O liberal moderado, o liberal progressista, o social-liberal não acha que uma empresa está acima de um ser humano. Aliás, acha exatamente o contrário. Não é uma ideologia do lucro acima de qualquer coisa. No liberalismo há plena ciência de que existe aquilo que pertence a cada um e aquilo que pertence a todos. O meio ambiente, pertence a todos. Se uma fábrica despeja tinta tóxica num rio, está violando os direitos individuais de uma penca de pessoas. Não pode e é grave. Porque, veja, o liberalismo nasce justamente com a intenção de que nenhuma pessoa seja oprimida por ter menos poder. Porque não tem a religião da maioria, a sexualidade da maioria, porque tem menos dinheiro ou menos títulos de nobreza, ou menos cultura, ou seja de outro país, ou tenha uma cor de pele diferente. É a mesma razão pela qual, no século 20, o liberalismo rompeu com a ideia de não haver direitos trabalhistas. Como assim alguém, por ter mais dinheiro, pode impor 10, 12 horas de trabalho diário a quem tem menos poder? Toda força que pode oprimir uma pessoa está em oposição ao liberalismo.

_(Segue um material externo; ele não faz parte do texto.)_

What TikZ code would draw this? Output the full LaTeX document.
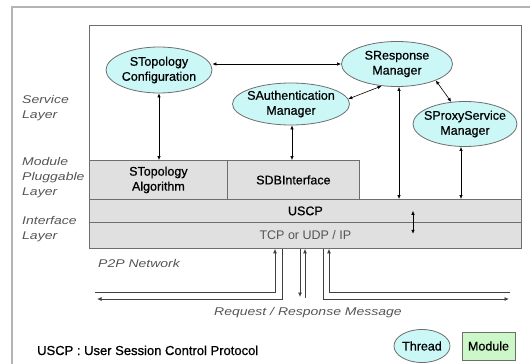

O liberalismo no século 17 era diferente do de hoje? É claro. A ideia nasce e ela evolui porque se baseia em princípios que vão abrindo nossos olhos. Que vão nos propulsionando à frente.
Em geral, nossa conversa aqui é sobre os fatos do dia. Mas o Ponto de Partida é, também, um olhar liberal sobre os fatos. Muita gente é liberal, porque seus instintos são liberais, só que não sabe posicionar. O movimento abolicionista, no Brasil, nasceu dentro do Partido Liberal. O feminismo, no século 19, nasceu na Europa de dentro do movimento liberal. A liberdade sexual lá atrás, nos anos dez, vinte do século 20, e isso inclui o movimento gay, vem de liberais. Porque estamos falando, sempre, desta ideia chave: ninguém deve ser oprimido para ser quem não é. Para buscar seu melhor. A democracia liberal, quando governada por liberais, deve em essência criar um ambiente no qual todos tenham dignidade e possam desenvolver seus talentos para ser o melhor que podem vir a ser. Esta é a intenção fundamental de um Estado liberal.
E este é o debate aberto. Vamos seguir conversando?